Anthropology has a long tradition of working with and behalf of the subjects of anthropological research. Over the past several decades, anthropologists have developed a wide variety of terms to describe these relations from Sol Tax’s concept of “action anthropology” (1975) to “militant anthropology” (Robins and Scheper Huges 1996) to “engaged anthropology” (Low and Merry 2010) to “politically engaged legal anthropology” (Lopera, Mora and Hernández-Castillo 2020). Each of these changing paradigms have tracked alongside shifting horizons of justice embedded in critical theory, global transformations, and alternative forms of knowledge production.

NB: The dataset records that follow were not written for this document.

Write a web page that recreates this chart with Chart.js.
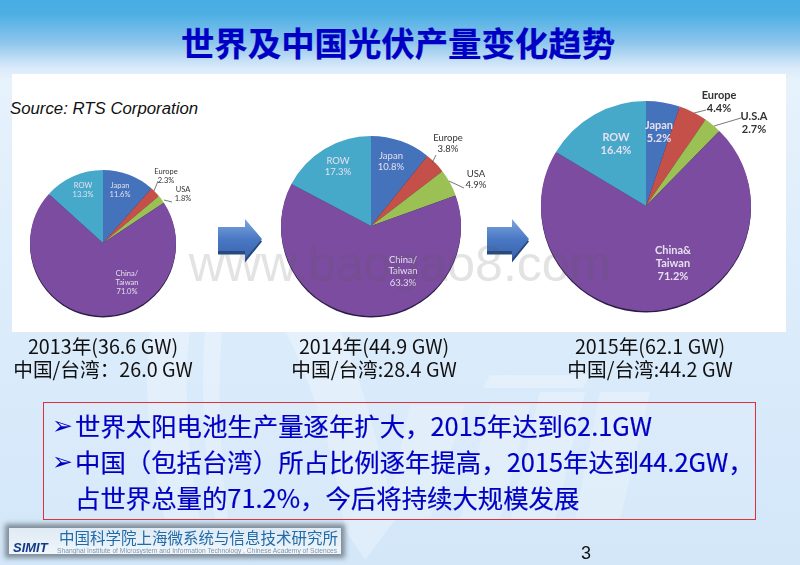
<!DOCTYPE html>
<html lang="zh"><head><meta charset="utf-8">
<script src="https://cdn.jsdelivr.net/npm/chart.js@4"></script>
<style>
html,body{margin:0;padding:0;width:800px;height:565px;overflow:hidden}
#stage{position:relative;width:800px;height:565px;overflow:hidden;filter:blur(.35px);
 background:linear-gradient(180deg,#48ade3 0,#4cafe4 14px,#8cc5ec 42px,#dbeafa 68px,#e6f2fc 80px,#dcecfb 300px,#d3e7f9 565px);
 font-family:"Noto Sans CJK SC","Noto Sans",sans-serif}
#stage div,#stage canvas,#stage svg{position:absolute}
.c{transform:translateX(-50%);white-space:nowrap;text-align:center}
.lab{transform:translate(-50%,-50%);white-space:pre;text-align:center;font-family:Lato,"Open Sans",sans-serif;line-height:1.2}
</style></head><body><div id="stage"></div>
<script>
const categories2013=["Japan","Europe","USA","China/\nTaiwan","ROW"];
const shares2013=[11.6,2.3,1.8,71.0,13.3];
const categories2014=["Japan","Europe","USA","China/\nTaiwan","ROW"];
const shares2014=[10.8,3.8,4.9,63.3,17.3];
const categories2015=["Japan","Europe","U.S.A","China&\nTaiwan","ROW"];
const shares2015=[5.2,4.4,2.7,71.2,16.4];
const sliceColors=["#4472bb","#c5504a","#9bc155","#7b4c9f","#46a9c9"];
const captionLine1=["2013年(36.6 GW)","2014年(44.9 GW)","2015年(62.1 GW)"];
const captionLine2=["中国/台湾：26.0 GW","中国/台湾:28.4 GW","中国/台湾:44.2 GW"];
const titleText="世界及中国光伏产量变化趋势";
const sourceText="Source: RTS Corporation";
const bullets=["世界太阳电池生产量逐年扩大，2015年达到62.1GW","中国（包括台湾）所占比例逐年提高，2015年达到44.2GW，","占世界总量的71.2%，今后将持续大规模发展"];

const stage=document.getElementById('stage');
function el(tag,css,txt,cls){const e=document.createElement(tag);e.style.cssText=css;if(txt!=null)e.textContent=txt;if(cls)e.className=cls;stage.appendChild(e);return e}

/* background swoosh */
stage.insertAdjacentHTML('beforeend',`<svg width="800" height="565" style="left:0;top:0" fill="#fff" opacity=".28">
<path d="M150 330 L190 330 Q180 420 200 520 L165 520 Q140 420 150 330Z"/>
<path d="M205 330 L222 330 Q215 420 228 520 L215 520 Q198 420 205 330Z"/>
<path d="M285 330 L340 330 Q370 400 395 520 L365 560 L345 530 Q330 420 285 330Z"/>
<path d="M490 405 L530 405 L500 520 L460 520Z"/><path d="M540 392 L585 392 L555 520 L510 520Z"/>
<path d="M600 392 L650 392 L620 520 L575 520Z"/><path d="M410 405 L465 405 L430 520 L385 520Z"/>
<path d="M490 375 L590 375 L583 388 L483 388Z"/>
</svg>`);

/* white panel */
el('div','left:12px;top:74px;width:774px;height:258px;background:#fff');
el('div','left:398px;top:19px;font-size:33.4px;font-weight:700;color:#0000c4;line-height:46px;-webkit-text-stroke:.25px #0000c4',titleText,'c');
el('div','left:10px;top:99px;font:italic 16.8px "Liberation Sans",sans-serif;color:#111;line-height:20px',sourceText);

/* pies */
const shadowPlugin={id:'pieShadow',beforeDatasetsDraw(ch){const a=ch.getDatasetMeta(0).data[0];const c=ch.ctx;c.save();c.fillStyle='#2c1c48';c.beginPath();c.arc(a.x,a.y+1.5,a.outerRadius,0,Math.PI*2);c.fill();c.restore()}};
function pie(labels,values,cx,cy,r){
  const pad=3,size=2*(r+pad);
  const cv=el('canvas',`left:${cx-r-pad}px;top:${cy-r-pad}px;width:${size}px;height:${size}px`);
  cv.width=size;cv.height=size;
  new Chart(cv,{type:'pie',plugins:[shadowPlugin],data:{labels,datasets:[{data:values,backgroundColor:sliceColors,borderWidth:0}]},
   options:{responsive:false,animation:false,layout:{padding:pad},plugins:{legend:{display:false},tooltip:{enabled:false}}}});
}
pie(categories2013,shares2013,103,243,73);
pie(categories2014,shares2014,371,226,90);
pie(categories2015,shares2015,646,206,105);

/* data labels: one [x,y] per slice */
const labelAt2013=[[120,190],[166,176],[183,194],[127,282],[83,190]];
const labelAt2014=[[391,161],[448,143],[476,179],[403,271],[338,166]];
const labelAt2015=[[659,131],[719,101],[754,122],[673,263],[616,143]];
function labels(cats,vals,at,size,bold){
  cats.forEach((n,i)=>{const dark=i==1||i==2;
    el('div',`left:${at[i][0]}px;top:${at[i][1]}px;font-size:${size}px;font-weight:${bold?700:400};color:${dark?'#333':'#e6e0f0'}`,n+"\n"+vals[i].toFixed(1)+"%",'lab');});
}
labels(categories2013,shares2013,labelAt2013,7.5,false);
labels(categories2014,shares2014,labelAt2014,9.5,false);
labels(categories2015,shares2015,labelAt2015,11,true);

/* leader lines, arrows */
stage.insertAdjacentHTML('beforeend',`<svg width="800" height="565" style="left:0;top:0">
<defs><linearGradient id="ag" x1="0" y1="0" x2="0" y2="1"><stop offset="0" stop-color="#7fa6dc"/><stop offset=".5" stop-color="#4a78c4"/><stop offset="1" stop-color="#3a64ac"/></linearGradient></defs>
<g stroke="#555" stroke-width=".8" fill="none">
<path d="M158 181L154 191"/><path d="M172 202L164 200"/>
<path d="M436 155L432 163"/><path d="M464 188L449 181"/>
<path d="M706 110L694 113"/><path d="M741 118L714 126"/></g>
<g id="arrows">
<path d="M218 229H245V219L262 240L245 261V253H218Z" fill="#26497f" transform="translate(0,1.5)"/>
<path d="M218 227H245V219L262 239L245 259V251H218Z" fill="url(#ag)"/>
<path d="M487 229H512V219L529 240L512 261V253H487Z" fill="#26497f" transform="translate(0,1.5)"/>
<path d="M487 227H512V219L529 239L512 259V251H487Z" fill="url(#ag)"/>
</g></svg>`);

/* watermark */
el('div','left:400px;top:236px;font:50px/56px "Liberation Sans",sans-serif;color:rgba(90,90,90,.17)','www.baogao8.com','c');

/* captions */
const capX=[103,374,650];
capX.forEach((x,i)=>{
  el('div',`left:${x}px;top:334px;font-size:19.7px;line-height:24px;color:#111`,captionLine1[i],'c');
  el('div',`left:${x}px;top:357px;font-size:19.7px;line-height:24px;color:#111`,captionLine2[i],'c');
});

/* red text box */
el('div','left:43px;top:402px;width:711px;height:116px;border:1px solid #e0303a;background:rgba(225,240,253,.3)');
const lineTop=[406,442,478];
bullets.forEach((t,i)=>{
  if(i<2) el('div',`left:52px;top:${lineTop[i]+5}px;font:bold 25px/30px "DejaVu Sans";color:#0000c4`,'➢');
  el('div',`left:75px;top:${lineTop[i]}px;font-size:25.4px;line-height:38px;color:#0000c4;-webkit-text-stroke:.2px #0000c4`,t);
});

/* logo */
el('div','left:9px;top:528px;width:332px;height:26px;background:linear-gradient(180deg,#dfeaf4,#f0f6fb);box-shadow:0 0 5px 4px #7f8c98');
el('div','left:13px;top:542px;font:italic 800 13px/12px "Liberation Sans";color:#123a86','SIMIT');
el('div','left:59px;top:527px;font-size:15.5px;line-height:20px;color:#1f6aa8','中国科学院上海微系统与信息技术研究所');
el('div','left:57px;top:547px;font:6.7px/8px "Liberation Sans";color:#7d95ad','Shanghai Institute of Microsystem and Information Technology , Chinese Academy of Sciences');
el('div','left:581px;top:542px;font:18px/22px "Liberation Sans";color:#111','3');
</script></body></html>
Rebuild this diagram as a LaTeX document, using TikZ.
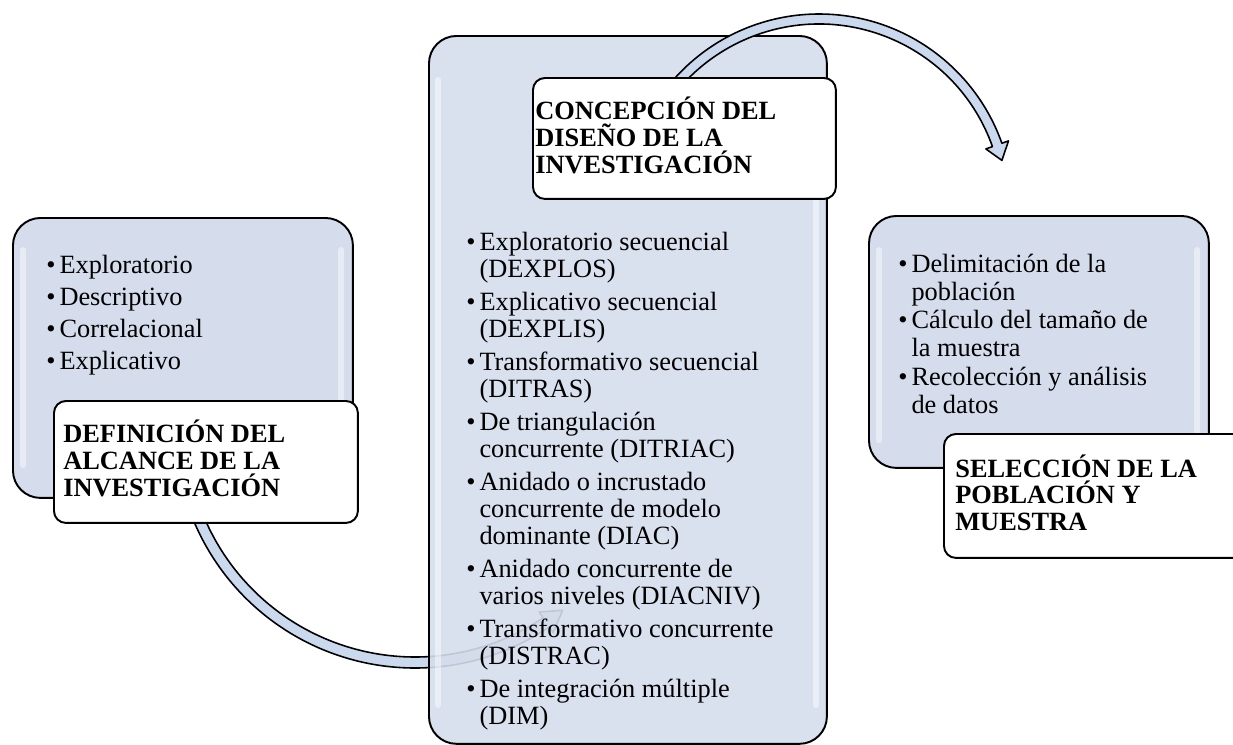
\documentclass[tikz,border=0pt]{standalone}
\usepackage{fontspec}
\setmainfont{Liberation Serif}
\definecolor{panelblue}{HTML}{D5DDEC}
\definecolor{arrowblue}{HTML}{CBD9EF}
% bullet entry with the continuation lines hanging under the text
\newcommand{\listentry}[1]{\par\noindent\hangindent=0.5em\hangafter=1\makebox[0.5em][l]{\textbullet}#1}
\begin{document}
\begin{tikzpicture}[x=0.02cm, y=-0.02cm,
  panel/.style={draw=black, line width=1.1pt, fill=panelblue, rounded corners=0.55cm,
                inner sep=0pt, anchor=north west},
  tag/.style={draw=black, line width=1.1pt, fill=white, rounded corners=0.24cm,
              inner sep=0pt, anchor=north west},
  gloss/.style={draw=white, line width=3.4pt, opacity=0.45, line cap=round},
  blockarrow/.style={draw=black, line width=0.9pt, fill=arrowblue, line join=round},
  listtext/.style={anchor=base west, inner sep=0pt},
  titletext/.style={anchor=base west, inner sep=0pt, font=\bfseries},
]
\useasboundingbox (0,0) rectangle (1233,744);
\clip (0,0) rectangle (1233,744);

% ---- left panel: alcance ----
\node[panel, minimum width=6.8cm, minimum height=5.6cm] (alcance) at (12,217) {};
\draw[gloss] (23,250) -- (23,465);
\draw[gloss] (341,250) -- (341,465);
\node[listtext] (alcanceitems) at (46,273) {\parbox[t]{5.6cm}{\fontsize{15}{18.4}\selectfont\raggedright
  \listentry{Exploratorio}
  \listentry{Descriptivo}
  \listentry{Correlacional}
  \listentry{Explicativo}}};

% curved arrow from the first stage into the second
\coordinate (cl) at (415,428);
\draw[blockarrow] ([shift={(165:240)}]cl) arc[start angle=165, end angle=56, radius=240]
  -- ([shift={(56:247)}]cl) -- ([shift={(51:234.5)}]cl) -- ([shift={(56:222)}]cl)
  -- ([shift={(56:229)}]cl) arc[start angle=56, end angle=165, radius=229] -- cycle;

\node[tag, minimum width=6.08cm, minimum height=2.44cm] (alcancetag) at (53,400) {};
\node[titletext] (alcancetitle) at (63,442) {\parbox[t]{5.8cm}{\fontsize{15}{15.6}\selectfont
  DEFINICIÓN DEL\\ALCANCE DE LA\\INVESTIGACIÓN}};

% ---- central panel: diseño ----
\node[panel, fill opacity=0.9, minimum width=7.96cm, minimum height=14.16cm] (diseno) at (428,35) {};
\draw[gloss] (438,80) -- (438,705);
\draw[gloss] (816,80) -- (816,705);
\node[listtext] (disenoitems) at (466,250) {\parbox[t]{6.6cm}{\fontsize{15}{15.4}\selectfont\raggedright
  \setlength{\parskip}{3.4pt}%
  \listentry{Exploratorio secuencial\newline(DEXPLOS)}
  \listentry{Explicativo secuencial\newline(DEXPLIS)}
  \listentry{Transformativo secuencial\newline(DITRAS)}
  \listentry{De triangulación\newline concurrente (DITRIAC)}
  \listentry{Anidado o incrustado\newline concurrente de modelo\newline dominante (DIAC)}
  \listentry{Anidado concurrente de\newline varios niveles (DIACNIV)}
  \listentry{Transformativo concurrente\newline(DISTRAC)}
  \listentry{De integración múltiple\newline(DIM)}}};

% curved arrow from the second stage to the third
\coordinate (ct) at (819,208);
\draw[blockarrow] ([shift={(-140:194)}]ct) arc[start angle=-140, end angle=-19.5, radius=194]
  -- ([shift={(-19.5:201)}]ct) -- ([shift={(-14.6:189)}]ct) -- ([shift={(-19.5:177)}]ct)
  -- ([shift={(-19.5:184)}]ct) arc[start angle=-19.5, end angle=-140, radius=184] -- cycle;

\node[tag, minimum width=6.06cm, minimum height=2.42cm] (disenotag) at (532,77) {};
\node[titletext] (disenotitle) at (535,119) {\parbox[t]{5.9cm}{\fontsize{15}{15.4}\selectfont
  CONCEPCIÓN DEL\\DISEÑO DE LA\\INVESTIGACIÓN}};

% ---- right panel: población y muestra ----
\node[panel, minimum width=6.8cm, minimum height=5.04cm] (muestra) at (868,215) {};
\draw[gloss] (879,250) -- (879,440);
\draw[gloss] (1197,250) -- (1197,440);
\node[listtext] (muestraitems) at (898,272) {\parbox[t]{5.8cm}{\fontsize{15}{16.1}\selectfont\raggedright
  \listentry{Delimitación de la\newline población}
  \listentry{Cálculo del tamaño de\newline la muestra}
  \listentry{Recolección y análisis\newline de datos}}};

\node[tag, minimum width=6.14cm, minimum height=2.48cm] (muestratag) at (943,433) {};
\node[titletext] (muestratitle) at (955,477) {\parbox[t]{5.6cm}{\fontsize{15}{15.3}\selectfont
  SELECCIÓN DE LA\\POBLACIÓN Y\\MUESTRA}};
\end{tikzpicture}
\end{document}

Today, anthropologists are increasingly embracing calls to “decolonize” the discipline (Harris 1991, Gupta and Stoolman 2023, Segato 2022). As these calls for decolonial anthropology increasingly are adopted by anthropologists based in Europe working in the Global North and South, this Roundtable seeks to explore what decoloniality means in the context of legal anthropology. How should we rethink and revise our paradigms of action, engaged, activist anthropology in light of calls for decoloniality, particularly those studying law, without falling into a rhetoric discourse? What do these calls mean for the methods of knowledge production and modes of ethnography? What institutional, disciplinary, or structural limits do we face in decolonizing our field and what kind of strategies could be applied to overcome these limits?